Comparison of individual and sequential copper piping systems in an experimental artificial ground freezing model

Abstract

Artificial ground freezing application creates a cementitious ice structure between grains in addition to shear strength parameters, such as internal friction angle or cohesion. Thus, settlement levels are minimized while the bearing capacity of soil is increased considerably. In this study, the effect of copper pipes in twenty different cases were realized, including four soil types, two piping systems, and four source temperatures with mono ethylene glycol circulation. Temperature/time graphs, horizontal and vertical isotherms, unit temperature changes, formations of frozen cylinders, and obtained peak values were presented to investigate the difference between individual and sequential piping systems in terms of efficiency. The cooling effect increases with a decrease in grain size and permeability parameters, while each soil type shows its specific freezing behavior. Although similar frozen cylinder formations were observed in same soils regardless of piping system, peak temperature values were differed.
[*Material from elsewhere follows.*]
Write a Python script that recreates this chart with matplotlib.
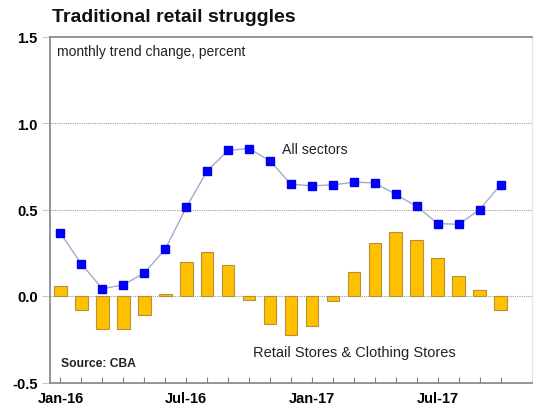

The most effective freezing process were obtained for MH and SM type of soils for individual and sequential piping systems in terms of average unit temperature drop during first 4 h called as a sudden fall zone, respectively. The largest frozen cylinder diameters proved these temperature results around 169 and 142 mm in the same order. However, the GP type of soil was cooled more easily through the remaining 20 h of linear decrease zone. As a result, the critical frozen sections should be regarded with respect to specific frozen formations of soils in the practical applications of artificial ground freezing projects.